— Start of DATA EXTRACT —
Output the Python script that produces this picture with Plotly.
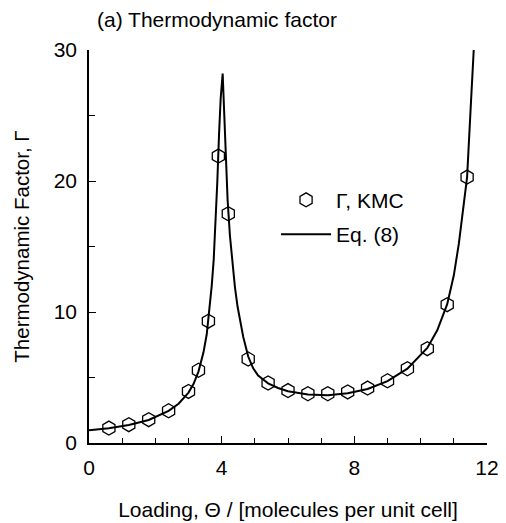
import plotly.graph_objects as go

# KMC data points (Gamma vs loading)
kmc_x = [0.6, 1.2, 1.8, 2.4, 3.0, 3.3, 3.6, 3.9, 4.2, 4.8, 5.4, 6.0, 6.6, 7.2, 7.8, 8.4, 9.0, 9.6, 10.2, 10.8, 11.4]
kmc_y = [1.14, 1.40, 1.78, 2.46, 3.94, 5.55, 9.3, 21.9, 17.5, 6.41, 4.58, 4.0, 3.76, 3.76, 3.9, 4.19, 4.75, 5.67, 7.2, 10.56, 20.3]

# Eq. (8) curve
eq_x = [0.0, 0.6, 1.2, 1.8, 2.4, 2.7, 3.0, 3.15, 3.3, 3.45, 3.55, 3.62, 3.7, 3.76, 3.82, 3.87, 3.92, 3.97, 4.03,
        4.08, 4.13, 4.18, 4.25, 4.32, 4.4, 4.48, 4.56, 4.65, 4.8, 4.95, 5.1, 5.4, 5.7, 6.0, 6.6, 7.2, 7.8, 8.4,
        9.0, 9.6, 10.2, 10.5, 10.8, 11.0, 11.15, 11.3, 11.4, 11.51, 11.6]
eq_y = [0.97, 1.12, 1.38, 1.76, 2.45, 3.0, 3.85, 4.5, 5.45, 6.9, 8.3, 9.8, 12.0, 14.0, 16.8, 20.0, 23.5, 26.3, 28.2,
        25.0, 21.5, 18.5, 15.8, 13.8, 11.9, 10.4, 9.2, 8.1, 6.6, 5.7, 5.15, 4.55, 4.2, 3.95, 3.7, 3.65, 3.8, 4.12,
        4.72, 5.67, 7.25, 8.6, 10.6, 12.8, 15.2, 18.2, 20.3, 25.7, 30.0]

x_ticks = [0, 4, 8, 12]
y_ticks = [0, 10, 20, 30]

FONT = "Liberation Sans, Arial, sans-serif"

fig = go.Figure()
fig.add_trace(go.Scatter(
    x=kmc_x, y=kmc_y, mode="markers", name="Γ, KMC", legendgroup="a",
    marker=dict(symbol="hexagon-open", size=14, color="black", line=dict(width=1.3, color="black")),
))
fig.add_trace(go.Scatter(
    x=eq_x, y=eq_y, mode="lines", name="Eq. (8)", legendgroup="b",
    line=dict(color="black", width=2),
))

# page body adds an 8px offset, so the figure is 8px smaller and margins shifted
fig.update_layout(
    width=498, height=515,
    margin=dict(l=81, r=19, t=42, b=80),
    paper_bgcolor="white", plot_bgcolor="white",
    font=dict(family=FONT, size=21, color="black"),
    title=dict(text="(a) Thermodynamic factor", xref="paper", x=0.02, xanchor="left",
               yref="container", y=1 - 12 / 515, yanchor="middle",
               font=dict(family=FONT, size=21, color="black")),
    showlegend=True,
    legend=dict(x=0.47, y=0.67, xanchor="left", yanchor="top", bgcolor="rgba(0,0,0,0)",
                font=dict(family=FONT, size=21, color="black"), itemwidth=50, tracegroupgap=4,
                traceorder="grouped"),
)
fig.update_xaxes(
    range=[0, 12], tickvals=x_ticks, ticktext=[str(v) for v in x_ticks],
    showline=True, linecolor="black", linewidth=1.5, showgrid=False, zeroline=False,
    ticks="inside", ticklen=7, tickwidth=1.2, tickcolor="black",
    minor=dict(dtick=1, ticks="inside", ticklen=5, tickwidth=1, tickcolor="black"),
    ticklabelstandoff=5, tickfont=dict(family=FONT, size=21, color="black"), automargin=False,
    title=dict(text="Loading, Θ / [molecules per unit cell]", standoff=24,
               font=dict(family=FONT, size=21, color="black")),
)
fig.update_yaxes(
    range=[0, 30], tickvals=y_ticks, ticktext=[str(v) for v in y_ticks],
    showline=True, linecolor="black", linewidth=1.5, showgrid=False, zeroline=False,
    ticks="inside", ticklen=7, tickwidth=1.2, tickcolor="black",
    minor=dict(dtick=5, ticks="inside", ticklen=6, tickwidth=1, tickcolor="black"),
    ticklabelstandoff=6, tickfont=dict(family=FONT, size=21, color="black"), automargin=False,
    title=dict(text="Thermodynamic Factor, Γ", standoff=19,
               font=dict(family=FONT, size=20.5, color="black")),
)

fig.write_html("out.html")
— End of DATA EXTRACT —
Starting at the top of the listing above, reproduce each line up to and including the one with "7.2, 10.56, 20.3]"; omit the pictures.

Output the Python script that produces this picture with Plotly.
import plotly.graph_objects as go

# KMC data points (Gamma vs loading)
kmc_x = [0.6, 1.2, 1.8, 2.4, 3.0, 3.3, 3.6, 3.9, 4.2, 4.8, 5.4, 6.0, 6.6, 7.2, 7.8, 8.4, 9.0, 9.6, 10.2, 10.8, 11.4]
kmc_y = [1.14, 1.40, 1.78, 2.46, 3.94, 5.55, 9.3, 21.9, 17.5, 6.41, 4.58, 4.0, 3.76, 3.76, 3.9, 4.19, 4.75, 5.67, 7.2, 10.56, 20.3]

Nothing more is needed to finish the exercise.